Academy of the Holy Names, or AHN, in Albany, New York, United States, is an independent, Middle States accredited Catholic girls' college-preparatory school for girls in grades 6–12. It is located within the Roman Catholic Diocese of Albany. The school was founded in 1884 by the Sisters of the Holy Names of Jesus and Mary. The mission of AHN is to prepare its students to become cultural, intellectual, moral, and spiritual leaders. Current enrollment for the 2024–2025 school year is 232 students.

== History==
Academy of the Holy Names has been a preparatory school in the Albany area for over a century, having first opened its doors as the Academy of Notre Dame on September 10, 1884.

The school was first located on Hamilton Street in Albany, but less than a year after its opening, the Sisters of the Holy Names of Jesus and Mary purchased property at 628 Madison Avenue and began preparations to move the academy. By June 1890, Regents examinations had been given for the first time, and three students had become the first graduating class. It was not until 1899 that the academy established by the Sisters became known as The Academy of the Holy Names.

In 1922, the Sisters purchased the Hennessey Farm on New Scotland Road, but it was not until 1957 that a school building was placed on the property. In that year, the Sisters opened a new high school building for grades 9 through 12 at 1075 New Scotland Road. The Madison Avenue building still housed the grade school and junior high. The Primary School moved to New scotland Road in 1968. Kindergarten was added in 1968 and Pre-K was added in 1991.

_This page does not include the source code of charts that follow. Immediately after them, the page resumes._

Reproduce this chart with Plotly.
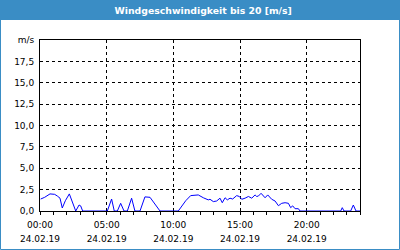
import plotly.graph_objects as go

# Data: hours since 24.02.19 00:00, wind speed in m/s
hours = [0.05, 0.35, 0.75, 1.1, 1.3, 1.5, 1.67, 1.9, 2.2, 2.45, 2.68, 2.93, 3.05, 3.2,
         5.05, 5.37, 5.57, 5.8, 6.05, 6.3, 6.55, 6.87, 7.12, 7.5, 7.87, 8.25, 8.55, 8.8, 9.0,
         10.37, 10.75, 10.93, 11.3, 11.63, 11.87, 12.25, 12.62, 12.75, 13.0, 13.25, 13.5,
         13.67, 13.88, 14.05, 14.25, 14.45, 14.75, 14.95, 15.13, 15.38, 15.63, 15.88, 16.13,
         16.25, 16.38, 16.58, 16.75, 16.88, 17.08, 17.25, 17.38, 17.63, 17.88, 18.13, 18.38,
         18.63, 18.8, 18.95, 19.13, 19.38, 19.5, 22.55, 22.67, 22.8, 23.3, 23.5, 23.7, 24.0]
speeds = [1.4, 1.6, 2.0, 1.95, 1.75, 1.5, 0.35, 1.2, 2.0, 1.0, 0.0, 0.7, 0.6, 0.0,
          0.0, 1.4, 0.0, 0.0, 0.9, 0.0, 0.0, 1.5, 0.0, 0.0, 1.65, 1.6, 0.95, 0.5, 0.0,
          0.0, 0.9, 1.2, 1.8, 1.8, 1.88, 1.55, 1.3, 1.37, 1.1, 1.17, 1.5,
          0.97, 1.55, 1.3, 1.5, 1.4, 1.8, 1.7, 1.37, 1.5, 1.7, 1.5, 1.88,
          1.7, 1.75, 2.07, 1.7, 1.55, 1.88, 1.55, 1.37, 1.17, 0.62, 0.9, 0.97,
          0.9, 0.39, 0.6, 0.27, 0.27, 0.0, 0.0, 0.39, 0.0, 0.0, 0.7, 0.0, 0.0]

x_tickvals = [0, 5, 10, 15, 20]
x_time_labels = ["00:00", "05:00", "10:00", "15:00", "20:00"]
x_date_labels = ["24.02.19"] * 5
y_tickvals = [0, 2.5, 5, 7.5, 10, 12.5, 15, 17.5, 20]
y_ticklabels = ["0,0", "2,5", "5,0", "7,5", "10,0", "12,5", "15,0", "17,5", "m/s"]
title_text = "Windgeschwindigkeit bis 20 [m/s]"

W, H = 400, 250
L, R, T, B = 40, 40, 40, 39
pw, ph = W - L - R, H - T - B

def px_x(p):
    return (p - L) / pw

def px_y(p):
    return (H - B - p) / ph

BLUE = "#3a8dc5"
FONT = "DejaVu Sans"

fig = go.Figure()
fig.add_trace(go.Scatter(x=hours, y=speeds, mode="lines",
                         line=dict(color="#0000ff", width=1), showlegend=False,
                         hoverinfo="skip"))
fig.add_trace(go.Scatter(x=[0, 24], y=[0, 0], xaxis="x2", mode="lines",
                         opacity=0, showlegend=False, hoverinfo="skip"))

fig.update_layout(
    width=W, height=H,
    margin=dict(l=L, r=R, t=T, b=B, pad=0, autoexpand=False),
    paper_bgcolor="white", plot_bgcolor="white",
    title=dict(text="<b>" + title_text + "</b>", x=0.51, xref="paper", xanchor="center",
               y=1 - 10.5 / H, yref="container", yanchor="middle",
               font=dict(family=FONT, size=9.3, color="white")),
    xaxis=dict(range=[0, 24], tickmode="array", tickvals=x_tickvals, ticktext=x_time_labels,
               showgrid=True, gridcolor="black", gridwidth=1, griddash="3px,3px",
               showline=True, linecolor="black", linewidth=1, mirror=True,
               ticks="outside", ticklen=3, tickcolor="black", tickwidth=1,
               minor=dict(tickmode="linear", tick0=0, dtick=1, ticks="outside", ticklen=3,
                          tickcolor="black", showgrid=False),
               ticklabelstandoff=2, automargin=False,
               tickfont=dict(family=FONT, size=9, color="black"),
               zeroline=False, fixedrange=True),
    xaxis2=dict(range=[0, 24], overlaying="x", side="bottom", anchor="y",
                tickmode="array", tickvals=x_tickvals, ticktext=x_date_labels,
                showgrid=False, showline=False, ticks="", zeroline=False,
                ticklabelstandoff=21, automargin=False,
                tickfont=dict(family=FONT, size=9, color="black")),
    yaxis=dict(range=[0, 20], tickmode="array", tickvals=y_tickvals, ticktext=y_ticklabels,
               showgrid=True, gridcolor="black", gridwidth=1, griddash="3px,3px",
               showline=True, linecolor="black", linewidth=1, mirror=True,
               ticks="", ticklabelstandoff=3, automargin=False,
               tickfont=dict(family=FONT, size=9, color="black"),
               zeroline=False, fixedrange=True),
    shapes=[
        dict(type="rect", xref="paper", yref="paper", layer="below",
             x0=px_x(0), x1=px_x(400), y0=px_y(20), y1=px_y(0),
             fillcolor=BLUE, line=dict(width=0)),
        dict(type="rect", xref="paper", yref="paper", layer="above",
             x0=px_x(0.5), x1=px_x(399.5), y0=px_y(249.5), y1=px_y(0.5),
             fillcolor="rgba(0,0,0,0)", line=dict(color=BLUE, width=1)),
    ],
)

fig.write_html("out.html")
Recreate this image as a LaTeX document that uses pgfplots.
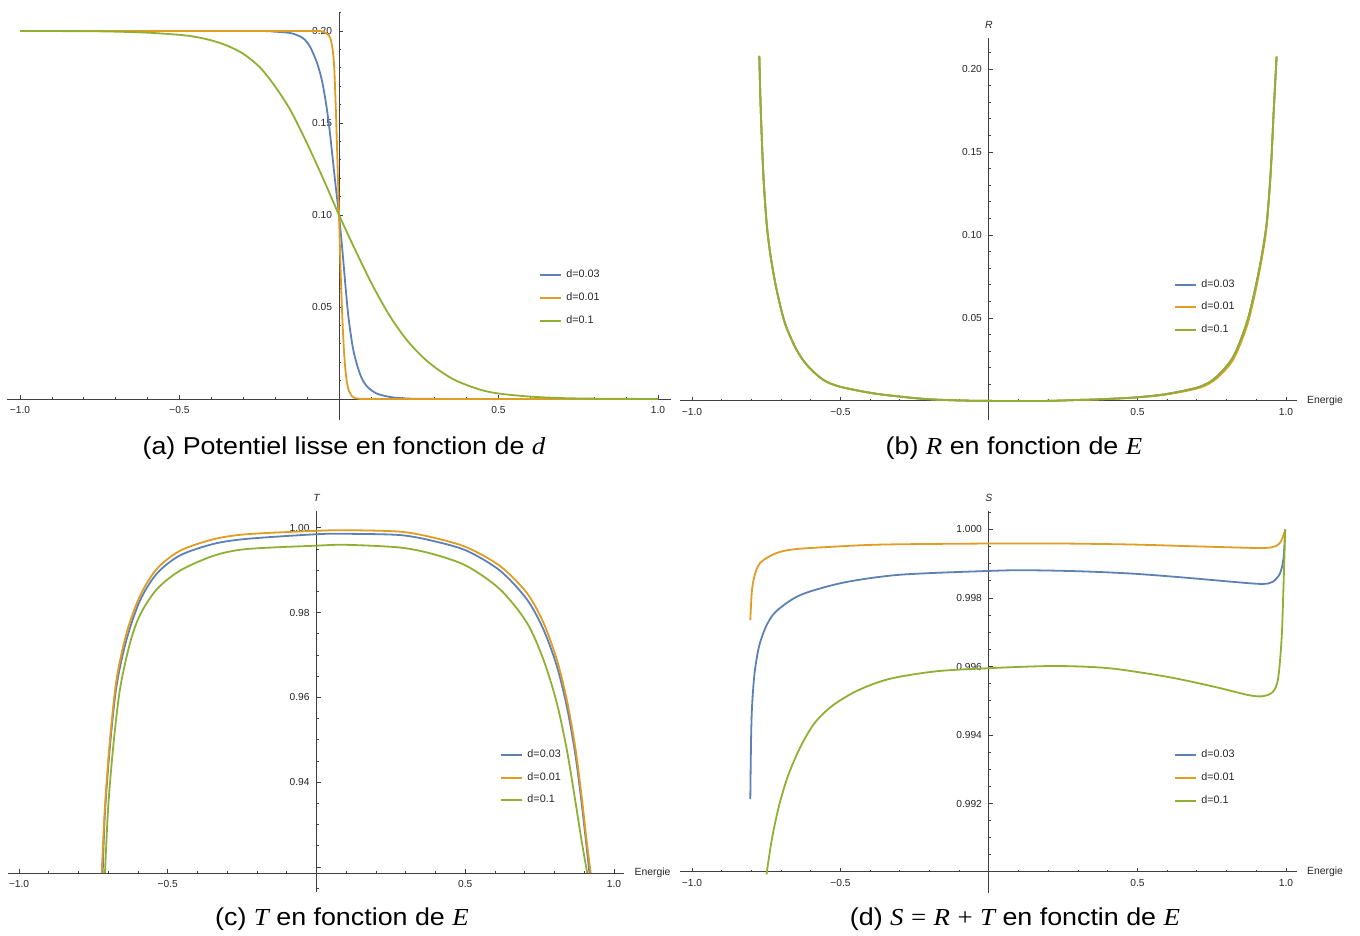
\documentclass[border=0pt]{standalone}
\usepackage{pgfplots}
\pgfplotsset{compat=1.18}
\usepackage{fontspec}
\setmainfont{Liberation Sans}
\newfontfamily\tms{Liberation Serif}
\newcommand{\mi}[1]{{\tms\itshape #1}}
\definecolor{mblue}{RGB}{94,129,181}
\definecolor{morange}{RGB}{225,156,36}
\definecolor{mgreen}{RGB}{143,176,50}

% Mathematica-like look: axes through the origin, ticks inside
\pgfplotsset{
  mma/.style={
    scale only axis,
    axis lines=middle,
    axis line style={-, black!75, line width=0.5pt},
    tick align=inside,
    major tick length=2pt,
    minor tick length=1.2pt,
    tick style={black!75, line width=0.4pt},
    ticklabel style={font=\fontsize{5.1}{6}\selectfont, text=black!85},
    scaled ticks=false,
    xtick={-1,-0.5,0.5,1},
    xticklabels={−1.0,−0.5,0.5,1.0},
    minor xtick={-0.9,-0.8,-0.7,-0.6,-0.4,-0.3,-0.2,-0.1,0.1,0.2,0.3,0.4,0.6,0.7,0.8,0.9},
    every axis x label/.style={at={(current axis.right of origin)}, anchor=west, xshift=1.5pt,
      font=\fontsize{5.2}{6}\selectfont, text=black!85},
    every axis y label/.style={at={(current axis.above origin)}, anchor=south, yshift=1pt,
      font=\fontsize{5.2}{6}\selectfont, text=black!85},
    legend style={draw=none, fill=none, anchor=north west, inner sep=0pt,
      font=\fontsize{5.4}{6.5}\selectfont, text=black!85, row sep=1.9pt},
    legend cell align=left,
    legend image code/.code={\draw[#1, line width=1pt] (0pt,0pt) -- (10.5pt,0pt);},
    every axis plot/.append style={line width=0.9pt, smooth},
  },
}

\begin{document}
\begin{tikzpicture}
\path[use as bounding box] (0,0) rectangle (680pt,468pt);

% (a) potential
\begin{axis}[mma, at={(3.62pt,258pt)}, anchor=south west,
  width=331.76pt, height=204.15pt,
  xmin=-1.04, xmax=1.04, ymin=-0.0114, ymax=0.2105,
  ytick={0.05,0.1,0.15,0.2}, yticklabels={0.05,0.10,0.15,0.20},
  minor ytick={0.01,0.02,0.03,0.04,0.06,0.07,0.08,0.09,0.11,0.12,0.13,0.14,0.16,0.17,0.18,0.19,0.21},
  legend style={at={(axis cs:0.627,0.0725)}}]
\addplot[mblue] coordinates {
 (-1,0.2) (-0.5,0.2) (-0.25,0.2) (-0.2,0.1996) (-0.17,0.1993) (-0.143,0.1985) (-0.112,0.196)
 (-0.091,0.1915) (-0.07,0.1832) (-0.054,0.1735) (-0.041,0.161) (-0.03,0.147) (-0.02,0.131)
 (-0.01,0.115) (0,0.1) (0.01,0.082) (0.02,0.062) (0.03,0.044) (0.045,0.0265) (0.066,0.0135)
 (0.087,0.007) (0.118,0.003) (0.16,0.0011) (0.2,0.0004) (0.26,0.0001) (0.5,0) (1,0)};
\addplot[morange] coordinates {
 (-1,0.2) (-0.5,0.2) (-0.2,0.2) (-0.1,0.2) (-0.06,0.2) (-0.045,0.1993) (-0.035,0.1982)
 (-0.027,0.196) (-0.02,0.19) (-0.015,0.18) (-0.01,0.158) (-0.005,0.13) (0,0.1) (0.005,0.07)
 (0.01,0.046) (0.015,0.028) (0.02,0.016) (0.025,0.009) (0.03,0.005) (0.04,0.0016)
 (0.05,0.0005) (0.07,0) (0.1,0) (0.2,0) (0.5,0) (1,0)};
\addplot[mgreen] coordinates {
 (-1,0.2) (-0.8,0.1999) (-0.7,0.19965) (-0.6,0.1991) (-0.5,0.1979) (-0.45,0.1968) (-0.4,0.1949)
 (-0.35,0.192) (-0.3,0.1876) (-0.25,0.1806) (-0.205,0.171) (-0.153,0.1572) (-0.101,0.1392)
 (-0.049,0.1195) (0,0.1) (0.055,0.0795) (0.107,0.0612) (0.159,0.0452) (0.211,0.0324)
 (0.264,0.0225) (0.316,0.0153) (0.368,0.0099) (0.44,0.0052) (0.5,0.003) (0.6,0.0013)
 (0.7,0.0005) (0.8,0.0002) (1,0)};
\legend{d=0.03,d=0.01,d=0.1}
\end{axis}

% (b) R
\begin{axis}[mma, at={(340.05pt,258.05pt)}, anchor=south west,
  width=308.4pt, height=191pt,
  xmin=-1.04, xmax=1.037, ymin=-0.0114, ymax=0.2187,
  xlabel={Energie}, ylabel={\itshape R},
  ytick={0.05,0.1,0.15,0.2}, yticklabels={0.05,0.10,0.15,0.20},
  minor ytick={0.01,0.02,0.03,0.04,0.06,0.07,0.08,0.09,0.11,0.12,0.13,0.14,0.16,0.17,0.18,0.19,0.21},
  legend style={at={(axis cs:0.623,0.076)}}]
\addplot[mblue] coordinates {
 (-0.7733,0.2078) (-0.7688,0.1773) (-0.7599,0.1371) (-0.7486,0.107) (-0.7351,0.087)
 (-0.7149,0.0669) (-0.6869,0.0468) (-0.6476,0.0307) (-0.6083,0.0207) (-0.5578,0.0127)
 (-0.5017,0.0086) (-0.3895,0.0046) (-0.2772,0.0022) (-0.1987,0.001) (-0.1,0.0003)
 (0,0.00005) (0.1,0) (0.2,0.00005) (0.3,0.0006) (0.3737,0.001) (0.4972,0.0022)
 (0.5982,0.0042) (0.7104,0.0086) (0.7666,0.0146) (0.8227,0.0267) (0.8676,0.0468)
 (0.8956,0.0669) (0.918,0.087) (0.935,0.107) (0.9484,0.1371) (0.9596,0.1773) (0.9686,0.2074)};
\addplot[morange] coordinates {
 (-0.7733,0.2078) (-0.7688,0.1773) (-0.7599,0.1371) (-0.7486,0.107) (-0.7351,0.087)
 (-0.7149,0.0669) (-0.6869,0.0468) (-0.6476,0.0307) (-0.6083,0.0207) (-0.5578,0.0127)
 (-0.5017,0.0086) (-0.3895,0.0046) (-0.2772,0.0022) (-0.1987,0.001) (-0.1,0.0003)
 (0,0.00005) (0.1,0) (0.2,0.00005) (0.3,0.0006) (0.3737,0.001) (0.4972,0.0021)
 (0.5982,0.0039) (0.7104,0.008) (0.7666,0.0136) (0.8227,0.025) (0.8676,0.0445)
 (0.8956,0.0645) (0.918,0.085) (0.935,0.105) (0.9484,0.1365) (0.9596,0.177) (0.9686,0.2074)};
\addplot[mgreen] coordinates {
 (-0.7733,0.2078) (-0.7688,0.1773) (-0.7599,0.1371) (-0.7486,0.107) (-0.7351,0.087)
 (-0.7149,0.0669) (-0.6869,0.0468) (-0.6476,0.0307) (-0.6083,0.0207) (-0.5578,0.0127)
 (-0.5017,0.0086) (-0.3895,0.0046) (-0.2772,0.0022) (-0.1987,0.001) (-0.1,0.0003)
 (0,0.00005) (0.1,0) (0.2,0.00005) (0.3,0.0006) (0.3737,0.001) (0.4972,0.0022)
 (0.5982,0.0042) (0.7104,0.0086) (0.7666,0.0146) (0.8227,0.0267) (0.8676,0.0468)
 (0.8956,0.0669) (0.918,0.087) (0.935,0.107) (0.9484,0.1371) (0.9596,0.1773) (0.9686,0.2074)};
\legend{d=0.03,d=0.01,d=0.1}
\end{axis}

% (c) T, x axis crosses at T = 0.9186
\begin{axis}[mma, at={(3.85pt,22.15pt)}, anchor=south west,
  width=308.36pt, height=190.4pt,
  xmin=-1.038, xmax=1.035, ymin=-0.0044, ymax=0.0854,
  y filter/.expression={y-0.9186},
  xlabel={Energie}, ylabel={\itshape T},
  ytick={0.0014,0.0214,0.0414,0.0614,0.0814}, yticklabels={,0.94,0.96,0.98,1.00},
  minor ytick={-0.0036,0.0064,0.0114,0.0164,0.0264,0.0314,0.0364,0.0464,0.0514,0.0564,0.0664,0.0714,0.0764},
  legend style={at={(axis cs:0.617,0.0301)}}]
\addplot[mblue] coordinates {
 (-0.7187,0.9186) (-0.711,0.9329) (-0.694,0.9487) (-0.672,0.9628) (-0.638,0.9738)
 (-0.593,0.9829) (-0.537,0.9892) (-0.459,0.9935) (-0.347,0.9962) (-0.235,0.9974)
 (0,0.9985) (0.1,0.9986) (0.2807,0.9983) (0.3926,0.9969) (0.505,0.9946) (0.617,0.9899)
 (0.7066,0.9832) (0.7624,0.9761) (0.8074,0.9675) (0.841,0.958) (0.869,0.947) (0.891,0.9352)
 (0.9176,0.9186)};
\addplot[morange] coordinates {
 (-0.722,0.9186) (-0.711,0.9344) (-0.694,0.9502) (-0.672,0.9643) (-0.638,0.9753)
 (-0.593,0.984) (-0.537,0.9903) (-0.459,0.9946) (-0.347,0.9973) (-0.235,0.9985)
 (0,0.9993) (0.1,0.99945) (0.2807,0.9991) (0.3926,0.9977) (0.505,0.9954) (0.617,0.991)
 (0.7066,0.9847) (0.7624,0.9777) (0.8074,0.969) (0.841,0.9596) (0.869,0.9486) (0.891,0.9368)
 (0.908,0.9262) (0.9217,0.9186)};
\addplot[mgreen] coordinates {
 (-0.711,0.9186) (-0.7,0.9344) (-0.683,0.9486) (-0.6605,0.962) (-0.627,0.9728)
 (-0.593,0.9795) (-0.537,0.9855) (-0.459,0.9899) (-0.347,0.9934) (-0.235,0.995)
 (0,0.9958) (0.1,0.996) (0.2807,0.99536) (0.3926,0.9938) (0.505,0.991) (0.617,0.9855)
 (0.7066,0.9777) (0.7624,0.969) (0.8074,0.9588) (0.841,0.9478) (0.869,0.936) (0.891,0.9262)
 (0.91,0.9186)};
\legend{d=0.03,d=0.01,d=0.1}
\end{axis}

% (d) S = R + T, x axis crosses at S = 0.990
\begin{axis}[mma, at={(340.05pt,21.55pt)}, anchor=south west,
  width=308.4pt, height=191pt,
  xmin=-1.04, xmax=1.037, ymin=-0.00061, ymax=0.010543,
  y filter/.expression={y-0.99},
  xlabel={Energie}, ylabel={\itshape S},
  ytick={0.002,0.004,0.006,0.008,0.01}, yticklabels={0.992,0.994,0.996,0.998,1.000},
  minor ytick={0.0005,0.001,0.0015,0.0025,0.003,0.0035,0.0045,0.005,0.0055,0.0065,0.007,0.0075,0.0085,0.009,0.0095,0.0105},
  legend style={at={(axis cs:0.623,0.00369)}}]
\addplot[mblue] coordinates {
 (-0.8036,0.99213) (-0.801,0.99388) (-0.7976,0.99486) (-0.789,0.99583) (-0.7735,0.99661)
 (-0.749,0.9972) (-0.719,0.99759) (-0.659,0.99798) (-0.599,0.9982) (-0.478,0.99847)
 (-0.2976,0.99868) (0,0.99879) (0.124,0.99881) (0.305,0.99878) (0.4855,0.99871)
 (0.666,0.99859) (0.823,0.99847) (0.919,0.99841) (0.955,0.99847) (0.9795,0.99871)
 (0.9916,0.99915) (0.9976,1.0)};
\addplot[morange] coordinates {
 (-0.8036,0.99735) (-0.7976,0.99827) (-0.7855,0.99876) (-0.7675,0.99905) (-0.7193,0.9993)
 (-0.659,0.99942) (-0.5386,0.99949) (-0.3578,0.99956) (0,0.99959) (0.2446,0.99959)
 (0.4855,0.99956) (0.7265,0.9995) (0.9193,0.99946) (0.9675,0.99952) (0.9855,0.99969)
 (0.9976,1.0)};
\addplot[mgreen] coordinates {
 (-0.749,0.98993) (-0.731,0.99096) (-0.707,0.99193) (-0.677,0.9928) (-0.635,0.99365)
 (-0.587,0.99435) (-0.5265,0.99486) (-0.442,0.9953) (-0.334,0.99564) (-0.177,0.99586)
 (0,0.99595) (0.184,0.99601) (0.305,0.996) (0.425,0.99593) (0.606,0.99569) (0.763,0.9954)
 (0.871,0.99517) (0.919,0.99513) (0.955,0.99525) (0.9735,0.99564) (0.9855,0.99681)
 (0.9916,0.99827) (0.9976,1.0)};
\legend{d=0.03,d=0.01,d=0.1}
\end{axis}

% captions
\tikzset{captxt/.style={anchor=base, xscale=1.1, font=\fontsize{12.2}{14}\selectfont}}
\node[captxt] at (172pt,240.5pt) {(a) Potentiel lisse en fonction de \mi{d}};
\node[captxt] at (507pt,240.5pt) {(b) \mi{R} en fonction de \mi{E}};
\node[captxt] at (171pt,5pt) {(c) \mi{T} en fonction de \mi{E}};
\node[captxt] at (507.5pt,5pt) {(d) \mi{S} {\tms =} \mi{R} {\tms +} \mi{T} en fonctin de \mi{E}};
\end{tikzpicture}
\end{document}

In January 2016, it was announced that Academy of the Holy Names would discontinue Pre-K through 5th grade education at the end of the 2015–2016 academic year due to declining enrollment. Academy of the Holy Names continues to flourish as a 6-12th grade institution.

==Traditions==

===School Prayer===
This is said every morning during announcements, after a reading from Scripture:

"Blessed Mother Marie Rose, we firmly believe in the power of your intercession with almighty God: Father, Son, and Holy Spirit. We beg you to hear our humble prayers and to obtain for us the favors which we now ask in the silence of our hearts. God, our father, knows all, can do all things, and loves us. Sure of God’s love and strong in our faith, together with you, Blessed Mother Marie Rose, we accept God’s most holy will. Through Jesus Christ. Amen."

==Notable past students==
- Kirsten Gillibrand, one-term Democratic Representative of the state's 20th congressional district (2007-2009) and current United States Senator (since 2009)
- Paige DeSorbo, reality television personality on the show Summer House on Bravo.
- Teressa Foglia, '06, entrepreneur and fashion hat maker.
- Vice Admiral Nancy S. Lacore, '86, Commandant, Naval District, Washington.